Happy Hump Day, readers. Actually, with our new work schedule Hump Day this week fell sometime between yesterday and today, since we won't be working on Friday. Aaaanyway, I have a few topics of monversation (not conversation, since it's a one-way street) ranging from someone's nasty ass fingernail clippings to an update on my mortgage situation. So strap yourself in and enjoy the ride.


The Fingernail Fairy Didn't Show Up

Yesterday I was throwing out an apple core when I noticed some fingernail clippings next to my garbage can. "That's strange," I thought to myself, "considering I don't clip my nails nor do I throw the clippings on the floor next to my garbage." I am a biter, so I thought maybe over the course of the last few years a few nails had built up next to the trash. It's not likely, but not out of the question either.

Later in the day I was chatting with someone when I mentioned the aforementioned nail clippings. He asked me to see how many there were, and to my amazement there were eleven individual clippings. Either the person who left them had eleven fingers or, my favorite option, ten fingers and one toe. Either way, who the hell clips their nails in someone else's cubicle and leaves them on the floor next to the garbage? Did he expect The Fingernail Fairy to come and leave him money for his nails?


Ass Update

Thank you all for your concern; the flowers and cards were very supportive during my recovery from the pain in my ass. It's looking like today the muscle soreness is gone and I'll be going for a nice, easy, short run tonight.


New Mortgage Update

As I was dining on chicken and sweet potatoes yesterday, I received a phone call from my bank. The woman congratulated me on being approved for my new mortgage. She also informed me that I would not have to have an appraisal done, and the money I paid them for that would be applied to my closing costs.

While on the surface that seems like a win-win situation for yours truly, it also would have prevented me from getting rid of my mortgage insurance (PMI) and from borrowing more money for things like furnaces and rooves (or roofas, plural of roof). I mentioned these things to her and she had to check into it and get back to me.

Several hours later, I got the call telling me that I would still not have an appraisal done, and that they would not be requiring me to pay PMI. In my excitement I forgot to ask about borrowing extra money in the future, but I'm supposed to get the promissory note today and I'll see what that says. Even if I want to borrow money and need to get an appraisal down the road, I guess it's no net difference. Moral of the story: I'm almost free!


Ode to Cashews

Oh cashews, why art thou so delicious? Be you sprinkled in the byproduct of cooking coca leaves and baking them with baking soda? Hast your salty exoskeleton been drizzled in the tasty oils of the poppy plant?


A New Toy? Already?

Those of you who know me know that I like to paint. Why then are half of the rooms in my house unpainted? While painting a door the other night it dawned on me that what I like about painting isn't the actual application of paint ot a surface, but being on a ladder outside.

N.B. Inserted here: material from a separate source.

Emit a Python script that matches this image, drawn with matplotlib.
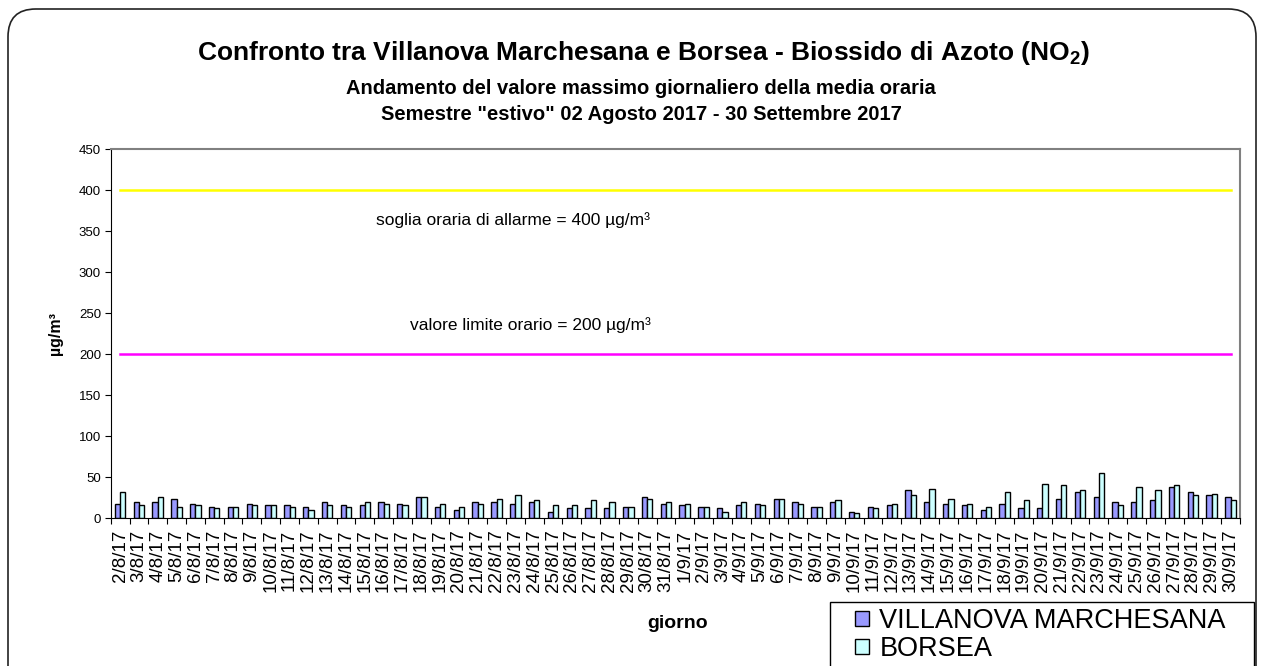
import numpy as np
import matplotlib
matplotlib.use('Agg')
import matplotlib.pyplot as plt
from matplotlib.patches import FancyBboxPatch, Rectangle

plt.rcParams['font.family'] = ['Liberation Sans', 'DejaVu Sans']
plt.rcParams['mathtext.fontset'] = 'custom'
plt.rcParams['mathtext.bf'] = 'Liberation Sans:bold'
plt.rcParams['mathtext.rm'] = 'Liberation Sans'

giorni = ['%d/8/17' % d for d in range(2, 32)] + ['%d/9/17' % d for d in range(1, 31)]
villanova = [18, 20, 20, 24, 18, 14, 14, 18, 16, 16, 14, 20, 16, 16, 20,
             18, 26, 14, 10, 20, 20, 18, 20, 8, 12, 12, 12, 14, 26, 18,
             16, 14, 12, 16, 18, 24, 20, 14, 20, 8, 14, 16, 34, 20, 18,
             16, 10, 18, 12, 12, 24, 32, 26, 20, 20, 22, 38, 32, 28, 26]
borsea = [32, 16, 26, 14, 16, 12, 14, 16, 16, 14, 10, 16, 14, 20, 18,
          16, 26, 18, 14, 18, 24, 28, 22, 16, 16, 22, 20, 14, 24, 20,
          18, 14, 8, 20, 16, 24, 18, 14, 22, 6, 12, 18, 28, 36, 24,
          18, 14, 32, 22, 42, 40, 34, 55, 16, 38, 34, 40, 28, 30, 22]
soglia_allarme = 400
valore_limite = 200

W, H = 1263, 666
fig = plt.figure(figsize=(W / 100, H / 100), dpi=100)

# bordo arrotondato esterno
fig.patches.append(FancyBboxPatch((8 / W, -30 / H), (1256 - 8) / W, (H - 9 + 30) / H,
                                  boxstyle='round,pad=0,rounding_size=0.022',
                                  transform=fig.transFigure, fill=False,
                                  edgecolor='#222222', linewidth=1.2, mutation_aspect=W / H))

ax = fig.add_axes([110.7 / W, 1 - 518.3 / H, (1240 - 110.7) / W, (518.3 - 149) / H])

x = np.arange(len(giorni))
w = 0.28
ax.bar(x - w / 2, villanova, w, color='#9999FF', edgecolor='black', linewidth=1, label='VILLANOVA MARCHESANA')
ax.bar(x + w / 2, borsea, w, color='#CCFFFF', edgecolor='black', linewidth=1, label='BORSEA')

ax.plot([x[0], x[-1]], [soglia_allarme, soglia_allarme], color='#FFFF00', linewidth=1.8)
ax.plot([x[0], x[-1]], [valore_limite, valore_limite], color='#FF00FF', linewidth=1.8)
ax.text(20.9, 363, 'soglia oraria di allarme = 400 µg/m³', ha='center', va='center', fontsize=12.5)
ax.text(21.8, 236, 'valore limite orario = 200 µg/m³', ha='center', va='center', fontsize=12.5)

ax.set_xlim(-0.5, len(giorni) - 0.5)
ax.set_ylim(0, 450)
ax.set_yticks(np.arange(0, 451, 50))
ax.set_xticks(np.arange(-0.5, len(giorni), 1))
ax.set_xticklabels([])
ax.set_xticks(x, minor=True)
ax.set_xticklabels(giorni, minor=True, rotation=90, fontsize=13.5)
ax.tick_params(axis='x', which='minor', length=0, pad=8)
ax.tick_params(axis='x', which='major', length=4, direction='out')
ax.tick_params(axis='y', length=4, direction='out', labelsize=9.5, pad=3)
for s in ['top', 'right']:
    ax.spines[s].set_color('#808080')
    ax.spines[s].set_linewidth(1.5)
ax.spines['left'].set_color('black')
ax.spines['bottom'].set_color('black')

ax.set_ylabel('µg/m³', fontsize=11.5, fontweight='bold', labelpad=11)
fig.text(678 / W, 1 - 623 / H, 'giorno', ha='center', va='center', fontsize=14, fontweight='bold')

fig.text(643 / W, 1 - 53 / H, r'Confronto tra Villanova Marchesana e Borsea - Biossido di Azoto (NO$_\mathbf{2}$)',
         ha='center', va='center', fontsize=19, fontweight='bold')
fig.text(641 / W, 1 - 88 / H, 'Andamento del valore massimo giornaliero della media oraria',
         ha='center', va='center', fontsize=14.5, fontweight='bold')
fig.text(641 / W, 1 - 114 / H, 'Semestre "estivo" 02 Agosto 2017 - 30 Settembre 2017',
         ha='center', va='center', fontsize=14.5, fontweight='bold')

# legenda
fig.patches.append(Rectangle((830 / W, -10 / H), (1254 - 830) / W, (H - 602 + 10) / H,
                             transform=fig.transFigure, fill=True, facecolor='white',
                             edgecolor='black', linewidth=1, zorder=1))
leg = fig.legend(loc='upper left', bbox_to_anchor=(855 / W, 1 - 608 / H), bbox_transform=fig.transFigure,
                 frameon=False, fontsize=19.5, handlelength=0.5, handleheight=0.5,
                 handletextpad=0.4, labelspacing=0.08, borderpad=0, borderaxespad=0)
leg.set_zorder(5)

fig.savefig('out.png', dpi=100)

So, that helps explain why I dislike painting indoors.

Anyway, the reason I bring this up is that I painted a door the other night and it came out looking like hell. Years ago I researched HVLP sprayers (High Volume, Low Pressure) that are very efficient at transferring paint to a surface without putting a huge cloud in the air. Last night I was counting up the doors in the house that I'm either planning on painting or I wasn't planning on painting but should, and I'm looking at 9+ doors. That's a lot of doors, and a lot of time. If I had a sprayer not only would they come out looking better but I'd also be able to crank them out in short order. My final decision? Crack open the wallet and buy a sprayer. YESSS!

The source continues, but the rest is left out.